Have namechanged for this but am regular. We went thru something like this, but it was due to to other pressures - I felt resentful @ fulltime job, no help with childcare, responsibilty for house etc felt totally unappreciated. He works long hours - got to the point where I was going to be deliberately before he got home from work so as not to ahve to talk to him, so much more than just sex - communication between us broke down completely, and he also felt unappreciated. He would go off to play sport @ weekends and the only convos we had were about arrangements for the DC - we might as well have been separated.

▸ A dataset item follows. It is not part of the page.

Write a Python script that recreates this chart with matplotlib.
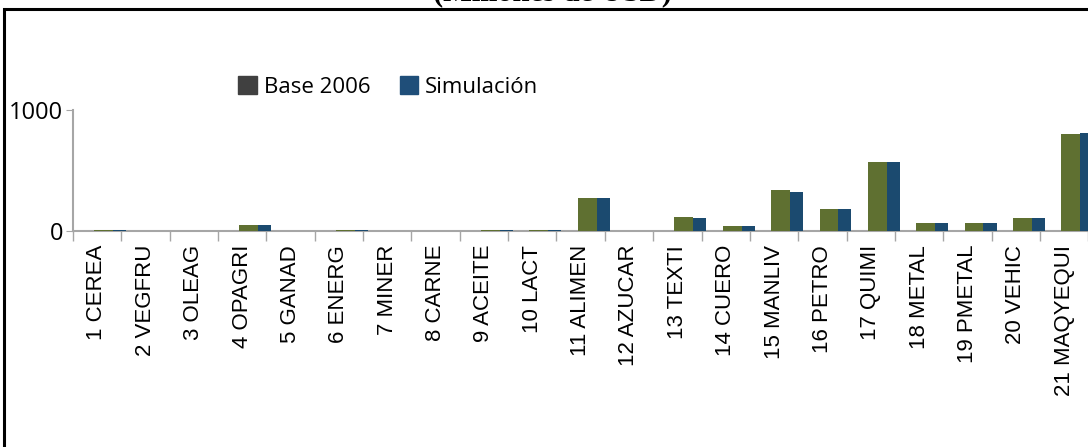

I contemplated an affair with someone who made it obvious he fancied me, I dithered, then I found out that DH was having an affair. I was not entirely suprised, had suspected it, and didn't think I cared. But the shock of it being true made me realise I DID care. We both then talked honestly about how we felt and what pressures we were under. He ended the affair immediately, said it was fizzling out anyway, more than just sex, because she listened to him & laughed with him - he was totally honest I think.

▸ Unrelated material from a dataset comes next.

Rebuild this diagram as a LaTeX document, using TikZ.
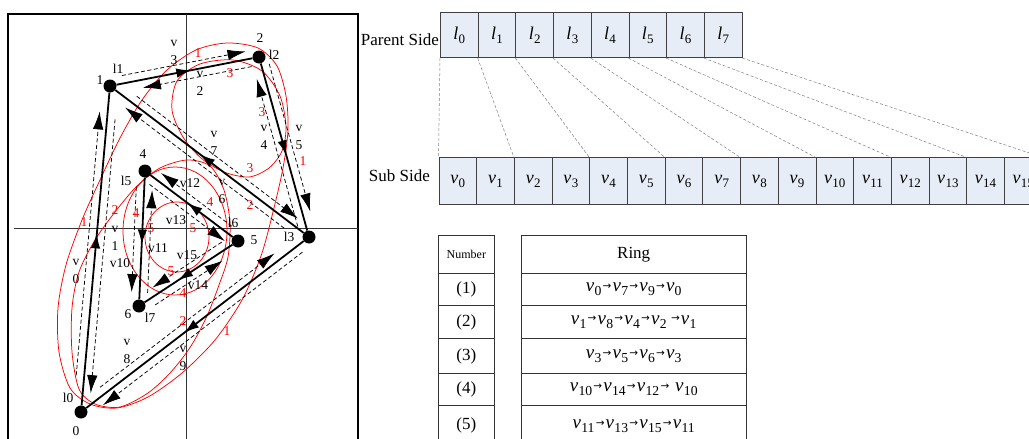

So I explained just a few things he could do that would make me feel better, and that night we started being nicer to each other.

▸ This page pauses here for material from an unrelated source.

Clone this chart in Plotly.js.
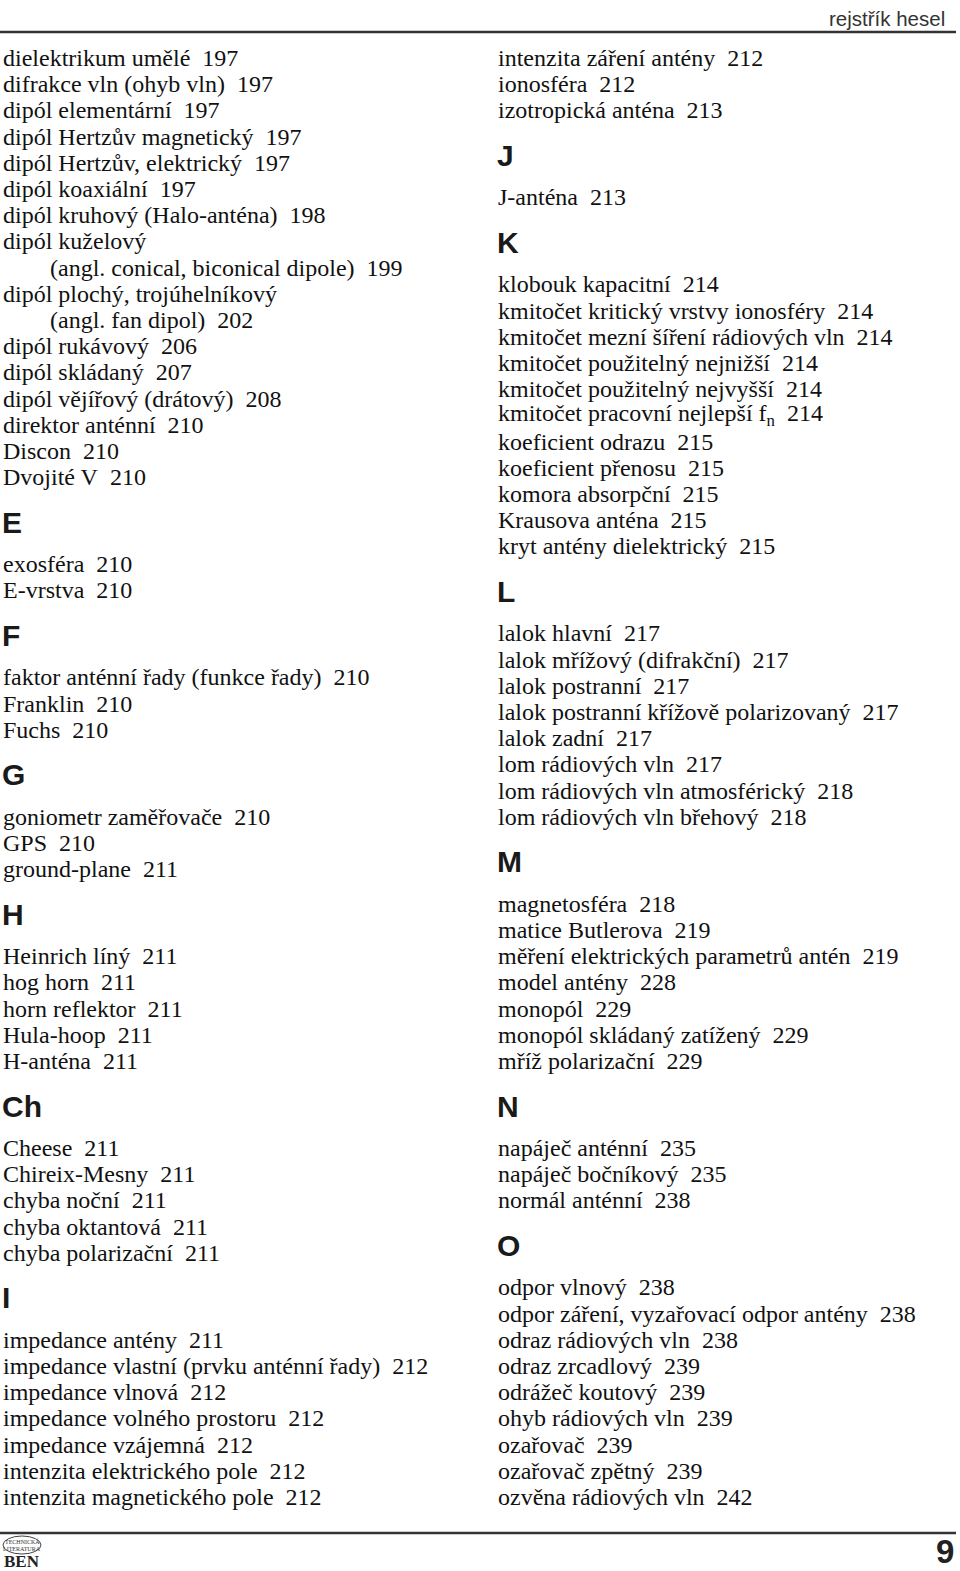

Was only a month ago (!) so not counting chickens, BUT just things like he doesn't criticise my driving, takes the kids out so that I can - do nothing - brings me a cup of tea every morning, no longer blames me for him losing his sports bag etc - I know this may sound just normal for most people, but for us it is complete new relationship I appreciate that this is a bit more extreme than your situation OP, but strangely, just the being nicer and laughing together has made me feel sexier. We go out without the kids (I always used the excuse of no babysitter to avoid nights out, I now realise) and I sometimes wear no underwear, and tell him when we get there. I know that may sound corny, cheesy contrived, but to see him excited makes me excited. (You would not belive the expression on his face the first time I did that - not like my normal behaviour )
And its true what the others have said, when you start doing it more often, you want it more.
We now hug each other to sleep and awake as well, which I know he could not do with OW as they did not spend the night. (Obviously do feel some insecurity re OW, have not asked details, but concentrate on positive aspect of what he can do with me - eg not use condoms - that he could not do with her.